The Court of Appeal discharged the negative declaration but declined to make the positive declaration sought by Koza Ltd. It held that:
- while there was a seriously arguable case that the share purchase agreement had been a forgery, it was impossible for the court to declare in advance that the expenditure would be in the ordinary and proper course of Koza Ltd's business;
- it was not the court's role to determine whether ICSID had jurisdiction to hear the claim. Unless the proposed arbitration's prospects were "so manifestly poor that they throw doubt on the board's motive in pursuing it" – they had no relevance as to whether funding the claim would be in the ordinary and proper course of Koza Ltd's business;
- Koza Ltd would be "funding the litigation because it considers that doing so will facilitate the continuation of the ordinary and proper course of its mining business"; and
- the absence of evidence as to whether IIL had access to alternative sources of funding was not relevant (although the Court of Appeal declined to lay down a rigid rule that it could never be relevant in this sort of case).
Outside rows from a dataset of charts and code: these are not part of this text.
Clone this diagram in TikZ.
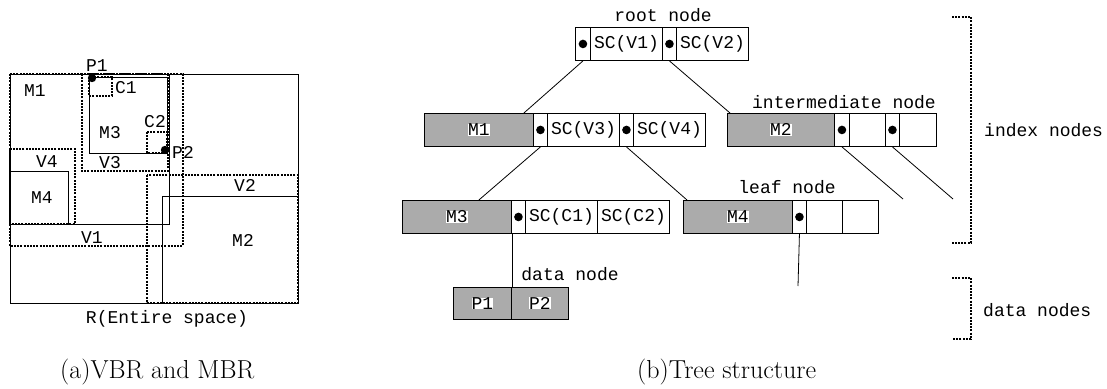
\documentclass[tikz,border=0pt]{standalone}
\usepackage{fontspec}
\newfontfamily\monof{Liberation Mono}
\begin{document}
\begin{tikzpicture}[x=1pt,y=-1pt,
  mono/.style={font=\monof\fontsize{18}{20}\selectfont, inner sep=0pt},
  cellbox/.style={draw, line width=0.9pt, inner sep=0pt, anchor=north west, minimum height=33pt, mono},
  shadedcell/.style={cellbox, fill=black!33},
  ptr/.style={cellbox, path picture={\fill[black] (path picture bounding box.center) circle (4.3pt);}},
  whitelab/.style={fill=white, inner sep=1pt},
  vbr/.style={line width=2.4pt, dash pattern=on 2pt off 1.2pt},
  mbr/.style={line width=1pt},
  conn/.style={line width=0.8pt},
  caption/.style={font=\fontsize{26}{30}\selectfont, inner sep=0pt, anchor=base west}
]
\useasboundingbox (0,0) rectangle (1107,388);

% ---------- (a) VBR and MBR ----------
\draw[mbr] (10,74) rectangle (298,303);     % R
\draw[mbr] (10,74) rectangle (169,224);     % M1
\draw[mbr] (89,77) rectangle (167,153);     % M3
\draw[mbr] (10,171) rectangle (68,224);     % M4
\draw[mbr] (162,196) rectangle (298,303);   % M2
\draw[vbr] (10,74) rectangle (183,246);     % V1
\draw[vbr] (147,175) rectangle (298,303);   % V2
\draw[vbr] (82,74) rectangle (168,171);     % V3
\draw[vbr] (10,149) rectangle (75,224);     % V4
\draw[vbr] (89,77) rectangle (112,96);      % C1
\draw[vbr] (147,132) rectangle (167,153);   % C2
\fill (92,78) circle (4.2pt);
\fill (165,150) circle (4.2pt);

\node[mono] (tP1) at (97,66) {P1};
\node[mono] (tP2) at (183,152) {P2};
\node[mono] (tM1) at (35,91) {M1};
\node[mono] (tC1) at (126,88) {C1};
\node[mono] (tM3) at (110,133) {M3};
\node[mono] (tC2) at (155,122) {C2};
\node[mono] (tV4) at (47,162) {V4};
\node[mono] (tV3) at (110,163) {V3};
\node[mono] (tM4) at (42,198) {M4};
\node[mono] (tV2) at (245,185) {V2};
\node[mono] (tV1) at (92,238) {V1};
\node[mono] (tM2) at (243,240) {M2};
\node[mono] (tR) at (167,319) {R(Entire space)};

\node[caption] (capa) at (60,378) {(a)VBR and MBR};

% ---------- (b) Tree structure ----------
% root
\node[ptr, minimum width=15pt] (r1) at (575,27) {};
\node[cellbox, minimum width=72pt] (r2) at (590,27) {SC(V1)};
\node[ptr, minimum width=14pt] (r3) at (662,27) {};
\node[cellbox, minimum width=72pt] (r4) at (676,27) {SC(V2)};
\node[mono] (lroot) at (663,15) {root node};

% M1 node
\node[shadedcell, minimum width=109pt, label={[whitelab, mono]center:M1}] (m1a) at (424,113) {};
\node[ptr, minimum width=14pt] (m1b) at (533,113) {};
\node[cellbox, minimum width=72pt] (m1c) at (547,113) {SC(V3)};
\node[ptr, minimum width=14pt] (m1d) at (619,113) {};
\node[cellbox, minimum width=72pt] (m1e) at (633,113) {SC(V4)};

% M2 node
\node[shadedcell, minimum width=107pt, label={[whitelab, mono]center:M2}] (m2a) at (727,113) {};
\node[ptr, minimum width=15pt] (m2b) at (834,113) {};
\node[cellbox, minimum width=36pt] (m2c) at (849,113) {};
\node[ptr, minimum width=14pt] (m2d) at (885,113) {};
\node[cellbox, minimum width=37pt] (m2e) at (899,113) {};
\node[mono] (linter) at (844,102) {intermediate node};

% M3 node
\node[shadedcell, minimum width=109pt, label={[whitelab, mono]center:M3}] (m3a) at (402,200) {};
\node[ptr, minimum width=14pt] (m3b) at (511,200) {};
\node[cellbox, minimum width=72pt] (m3c) at (525,200) {SC(C1)};
\node[cellbox, minimum width=72pt] (m3d) at (597,200) {SC(C2)};

% M4 node
\node[shadedcell, minimum width=109pt, label={[whitelab, mono]center:M4}] (m4a) at (683,200) {};
\node[ptr, minimum width=14pt] (m4b) at (792,200) {};
\node[cellbox, minimum width=36pt] (m4c) at (806,200) {};
\node[cellbox, minimum width=36pt] (m4d) at (842,200) {};
\node[mono] (lleaf) at (787,187) {leaf node};

% data node
\node[shadedcell, minimum width=58pt, minimum height=32pt, label={[whitelab, mono]center:P1}] (d1) at (453,287) {};
\node[shadedcell, minimum width=57pt, minimum height=32pt, label={[whitelab, mono]center:P2}] (d2) at (511,287) {};
\node[mono] (ldata) at (570,274) {data node};

% connectors
\coordinate (e1) at (903,199);
\coordinate (e2) at (953,199);
\coordinate (e3) at (798,286);
\draw[conn] (r1.south) -- ([xshift=-10pt]m1a.north east);
\draw[conn] (r3.south) -- ([xshift=3pt]m2a.north west);
\draw[conn] (m1b.south) -- ([xshift=-33pt]m3a.north east);
\draw[conn] (m1d.south) -- ([xshift=4pt]m4a.north west);
\draw[conn] (m2b.south) -- (e1);
\draw[conn] (m2d.south) -- (e2);
\draw[conn] (m4b.south) -- (e3);
\draw[conn] (m3a.south east) -- (d1.north east);

% brackets
\draw[vbr, line width=2pt] (952,17) -- (971,17) -- (971,243) -- (952,243);
\draw[vbr, line width=2pt] (952,278) -- (971,278) -- (971,339) -- (952,339);
\node[mono, anchor=west] (lindex) at (984,130) {index nodes};
\node[mono, anchor=west] (ldatas) at (983,310) {data nodes};

\node[caption] (capb) at (637,378) {(b)Tree structure};
\end{tikzpicture}
\end{document}
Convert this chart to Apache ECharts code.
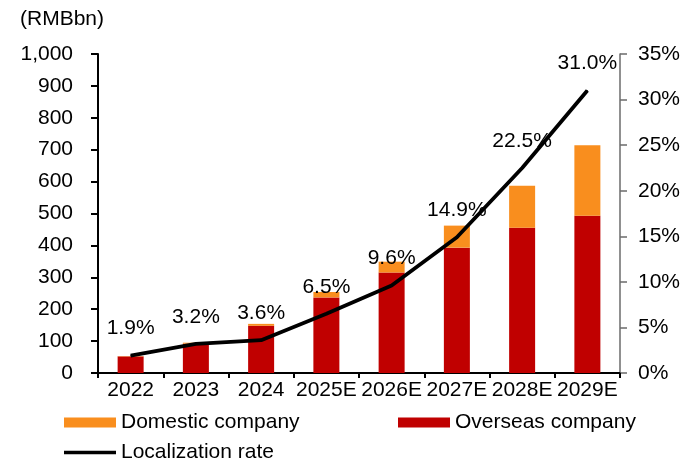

If Koza Ltd incurred the expenditure it would therefore do so at its own risk (ie, it would ultimately be shown to be in breach of its undertaking).
The Court of Appeal granted a declaration that the extradition expenditure would be in the ordinary and proper course of Koza Ltd's business:
- The question as to whether Mr Ipek could fund this himself was not relevant. Mr Ipek was a vital asset of Koza Ltd; the fact that he might pay himself did not make payment by Koza Ltd outside the proper course of its business (even if it might make it uncommercial or imprudent).
- The expenditure did not amount to litigation funding. Its purpose was to protect Koza Ltd's mining interests and therefore was not a departure from the ordinary course of its business. The fact that the benefit to Koza Ltd would be indirect was irrelevant.
Many practitioners will be familiar with the 'ordinary and proper course of business' exception from the standard form freezing order. This guidance provides a further, useful example of the application of that difficult test. Its application by the Court of Appeal to the extradition expenditure is perhaps more permissive than might be expected, given the court's recognition that this expenditure was potentially uncommercial. This demonstrates that, consistent with the fact that the purpose of a freezing order should not be to stifle the respondent's business, the court will be slow to substitute its decision making about transactions for that of the respondent.
In terms of the arbitration expenditure, the decision illustrates that where the proposed expenditure or transaction is complex the court may not be in a position to make the factual findings necessary for it to authorise the expenditure in advance, meaning that if the respondent wishes to proceed it must do so at a risk of breaching the order (and, typically, in contempt of court as a result). While the outcome in the present case seems fair (given that Koza Ltd or the Ipek family would presumably know whether the share purchase agreement had been a forgery), in other cases respondents (and their advisers) will inevitably be left in a difficult position.